Is Obama the next FDR? For his sake, and ours, let’s hope not.

2 Responses to Is Obama the Next FDR? Let’s Hope Not!

  1. Student says:

    I agree that FDR would not be a desirable choice for Obama to be modeling. The current economic climate is absolutely comparable to the Great Depression, and when focusing on the toxic CDS trends that have depleted all of the once prestigious financial institutions, possibly even worse. For those who make the argument that FDR is responsible for the end of the depression, an Economics101 course should explain how the business cycle is cyclical in a free market.

    War always stimulates an economy– when there was still a draft it completely opened up the job market and virtually eliminated unemployment, war sparks the production of steal, iron other resources necessary for wartime, and in some instances allows our country to acquire additional resources from other regions.

    Obama’s bill seems counter intuitive for many reasons. In the bill he has made few, if any, concessions to the Republican party regarding the economy in order to stimulate bipartisan cooperation– and now Republicans are being portrayed as stubborn. The Fed Reserve is already printing and pumping entirely too much money into a mutilated market, which is why we find ourselves in a deflationary enviroment– soon to be inflationary– then worst of all, possibly followed by hyperinflation (equities up, dollar decimated in value).

    Lastly, his health care plan will only most likely hurt the unemployment rate. He is mandating all businesses to provide health care, even smaller employers who previously weren’t required.
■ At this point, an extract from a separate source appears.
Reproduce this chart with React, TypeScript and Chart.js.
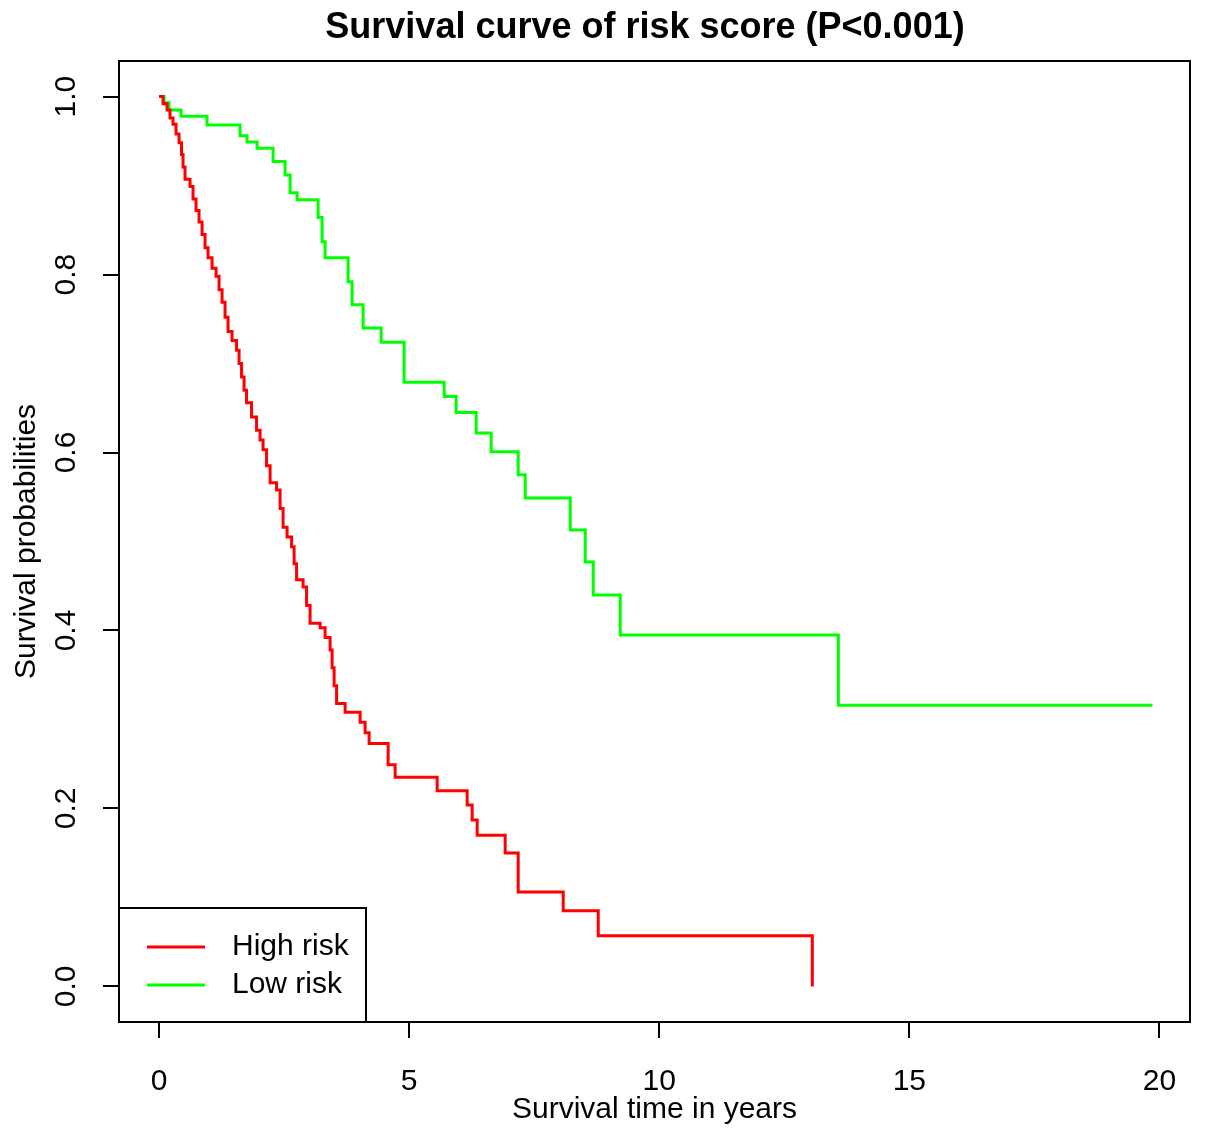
import React, { useEffect, useRef } from 'react';
import { Chart, registerables } from 'chart.js';

Chart.register(...registerables);

// ---- data ----
const highTimes = [
  0, 0.08, 0.16, 0.22, 0.28, 0.34, 0.4, 0.45, 0.48, 0.52, 0.62, 0.68, 0.74, 0.8, 0.86, 0.92, 0.98,
  1.06, 1.14, 1.2, 1.26, 1.32, 1.38, 1.46, 1.55, 1.6, 1.65, 1.7, 1.75, 1.85, 1.95, 2.02, 2.08,
  2.15, 2.22, 2.35, 2.42, 2.48, 2.56, 2.65, 2.7, 2.75, 2.88, 2.95, 3.02, 3.22, 3.32, 3.42, 3.46,
  3.5, 3.55, 3.72, 4.02, 4.12, 4.2, 4.58, 4.72, 5.56, 6.16, 6.26, 6.36, 6.92, 7.18, 8.08, 8.78, 13.06,
];
const highSurv = [
  1.0, 0.992, 0.985, 0.976, 0.969, 0.958, 0.948, 0.935, 0.921, 0.907, 0.899, 0.885, 0.872, 0.859, 0.845, 0.83, 0.819,
  0.807, 0.798, 0.783, 0.769, 0.752, 0.736, 0.726, 0.715, 0.7, 0.685, 0.67, 0.656, 0.64, 0.625, 0.614, 0.603,
  0.585, 0.566, 0.558, 0.537, 0.516, 0.505, 0.494, 0.475, 0.457, 0.449, 0.428, 0.408, 0.403, 0.392, 0.378, 0.358,
  0.338, 0.318, 0.308, 0.297, 0.285, 0.273, 0.249, 0.235, 0.22, 0.204, 0.187, 0.17, 0.15, 0.106, 0.085, 0.057, 0.0,
];
const lowTimes = [
  0, 0.1, 0.2, 0.44, 0.96, 1.62, 1.76, 1.96, 2.28, 2.52, 2.62, 2.76, 3.18, 3.26, 3.32, 3.78, 3.86,
  4.08, 4.44, 4.9, 5.7, 5.94, 6.34, 6.64, 7.18, 7.32, 8.22, 8.52, 8.68, 9.22, 13.58, 19.86,
];
const lowSurv = [
  1.0, 0.993, 0.985, 0.978, 0.968, 0.956, 0.949, 0.942, 0.927, 0.912, 0.892, 0.884, 0.864, 0.837, 0.819, 0.792, 0.766,
  0.74, 0.724, 0.679, 0.663, 0.645, 0.622, 0.601, 0.575, 0.549, 0.513, 0.477, 0.44, 0.395, 0.316, 0.316,
];
const seriesLabels = ['High risk', 'Low risk'];
const seriesColors = ['#ff0000', '#00ff00'];
const xTickValues = [0, 5, 10, 15, 20];
const xTickLabels = ['0', '5', '10', '15', '20'];
const yTickValues = [0, 0.2, 0.4, 0.6, 0.8, 1.0];
const yTickLabels = ['0.0', '0.2', '0.4', '0.6', '0.8', '1.0'];
const chartTitle = 'Survival curve of risk score (P<0.001)';
const xTitle = 'Survival time in years';
const yTitle = 'Survival probabilities';

const FONT = "'Liberation Sans', Arial, Helvetica, sans-serif";

const decorPlugin = {
  id: 'decor',
  afterDraw(chart: any) {
    const { ctx, chartArea } = chart;
    ctx.save();
    // plot frame
    ctx.strokeStyle = '#000';
    ctx.lineWidth = 2;
    ctx.strokeRect(chartArea.left, chartArea.top, chartArea.right - chartArea.left, chartArea.bottom - chartArea.top);
    // main title
    ctx.fillStyle = '#000';
    ctx.font = `bold 36px ${FONT}`;
    ctx.textAlign = 'center';
    ctx.textBaseline = 'middle';
    ctx.fillText(chartTitle, 645, 28);
    // legend box (bottom-left inside plot)
    const lx = chartArea.left;
    const ly = 908;
    const lw = 247;
    const lh = chartArea.bottom - ly;
    ctx.fillStyle = '#fff';
    ctx.fillRect(lx, ly, lw, lh);
    ctx.strokeStyle = '#000';
    ctx.lineWidth = 2;
    ctx.strokeRect(lx, ly, lw, lh);
    chart.data.datasets.forEach((ds: any, i: number) => {
      const y = 947 + i * 38;
      ctx.strokeStyle = ds.borderColor;
      ctx.lineWidth = 3;
      ctx.beginPath();
      ctx.moveTo(lx + 28, y);
      ctx.lineTo(lx + 86, y);
      ctx.stroke();
      ctx.fillStyle = '#000';
      ctx.font = `30px ${FONT}`;
      ctx.textAlign = 'left';
      ctx.textBaseline = 'middle';
      ctx.fillText(ds.label, lx + 113, y);
    });
    ctx.restore();
  },
};

export default function App() {
  const ref = useRef<HTMLCanvasElement | null>(null);

  useEffect(() => {
    if (!ref.current) return;
    const mk = (ts: number[], ss: number[]) => ts.map((t, i) => ({ x: t, y: ss[i] }));
    const chart = new Chart(ref.current, {
      type: 'line',
      data: {
        datasets: [
          {
            label: seriesLabels[0],
            data: mk(highTimes, highSurv),
            borderColor: seriesColors[0],
            backgroundColor: seriesColors[0],
            borderWidth: 3,
            pointRadius: 0,
            stepped: 'before',
            fill: false,
          },
          {
            label: seriesLabels[1],
            data: mk(lowTimes, lowSurv),
            borderColor: seriesColors[1],
            backgroundColor: seriesColors[1],
            borderWidth: 3,
            pointRadius: 0,
            stepped: 'before',
            fill: false,
          },
        ],
      },
      options: {
        responsive: false,
        animation: false,
        devicePixelRatio: 1,
        layout: { padding: { top: 61, right: 15, left: 0, bottom: 0 } },
        plugins: {
          legend: { display: false },
          title: { display: false },
          tooltip: { enabled: false },
        },
        scales: {
          x: {
            type: 'linear',
            min: -0.8,
            max: 20.61,
            afterBuildTicks: (s: any) => {
              s.ticks = xTickValues.map((v) => ({ value: v }));
            },
            afterFit: (s: any) => {
              s.height = 119;
            },
            ticks: {
              color: '#000',
              font: { family: FONT, size: 30 },
              padding: 26,
              minRotation: 0,
              maxRotation: 0,
              autoSkip: false,
              callback: (v: any) => xTickLabels[xTickValues.indexOf(Number(v))] ?? '',
            },
            grid: {
              display: true,
              drawOnChartArea: false,
              drawTicks: true,
              tickLength: 16,
              color: '#000',
              lineWidth: 2,
            },
            border: { display: false },
            title: {
              display: true,
              text: xTitle,
              color: '#000',
              font: { family: FONT, size: 30, lineHeight: 1.2 },
              padding: { top: 0, bottom: 13 },
            },
          },
          y: {
            type: 'linear',
            min: -0.04,
            max: 1.04,
            afterBuildTicks: (s: any) => {
              s.ticks = yTickValues.map((v) => ({ value: v }));
            },
            afterFit: (s: any) => {
              s.width = 119;
            },
            ticks: {
              color: '#000',
              font: { family: FONT, size: 30 },
              padding: 15,
              minRotation: 90,
              maxRotation: 90,
              crossAlign: 'center',
              autoSkip: false,
              callback: (v: any) => yTickLabels[yTickValues.indexOf(Number(v))] ?? '',
            },
            grid: {
              display: true,
              drawOnChartArea: false,
              drawTicks: true,
              tickLength: 16,
              color: '#000',
              lineWidth: 2,
            },
            border: { display: false },
            title: {
              display: true,
              text: yTitle,
              color: '#000',
              font: { family: FONT, size: 30, lineHeight: 1.2 },
              padding: { top: 9, bottom: 0 },
            },
          },
        },
      },
      plugins: [decorPlugin],
    } as any);
    return () => chart.destroy();
  }, []);

  return (
    <div style={{ position: 'absolute', left: 0, top: 0, width: 1205, height: 1141, background: '#fff' }}>
      <canvas ref={ref} width={1205} height={1141} style={{ width: 1205, height: 1141, display: 'block' }} />
    </div>
  );
}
Regardless of an individual’s state of health the upper class will receive less coverage, the middle class will most likely receive the same or a small incremental change, and the lowest will most likely be fully covered. Having to provide health care will function as a tax on smaller businesses/employers and lead to further job cuts or lower income. Additionally, he is pushing for the federal government to control/run this sector–there is typically less efficiency whenever there is big government.

    I would love to hear anyone’s thoughts…

    Here is a link of how many economists have come out since January against Obama’s stimulus bill:

    http://www.cato.org/special/stimulus09/cato_stimulus.pdf

  2. Liz Kofman says:

    “Nor is Obama going to change our expectations regarding the need for the national government to protect the social welfare net. That expectation is ingrained in our public consciousness, thanks to FDR.”

    I (respectfully) disagree. There is hardly anything ingrained about a social welfare net in the U.S. Social security is not “sacrosanct” — Bush tried to privatize it! Sure, that didn’t go anywhere (given the financial crisis, what a disaster that would have been!), but he tried. Decades later, collective bargaining rights for unions are still mighty hard to come by (see the Employer Free Choice Act debate). Other signs the social safety net lets too many fall through abound. The U.S. is one of only four countries in the world that doesn’t provide paid parental leave (the other three are Liberia, Papua New Guinea, and Swaziland). Out of the top 20 economies, we’re the only one that doesn’t provide guaranteed sick leave or paid vacation. And health care? For people to be uninsured or go bankrupt because of medical bills is unheard of in other advanced industrialized democracies.

    The social welfare net in the U.S. leaves much to be desired. If Obama’s channeling FDR is meant to indicate that there’s a chance he’ll improve it, I’m all for the comparison.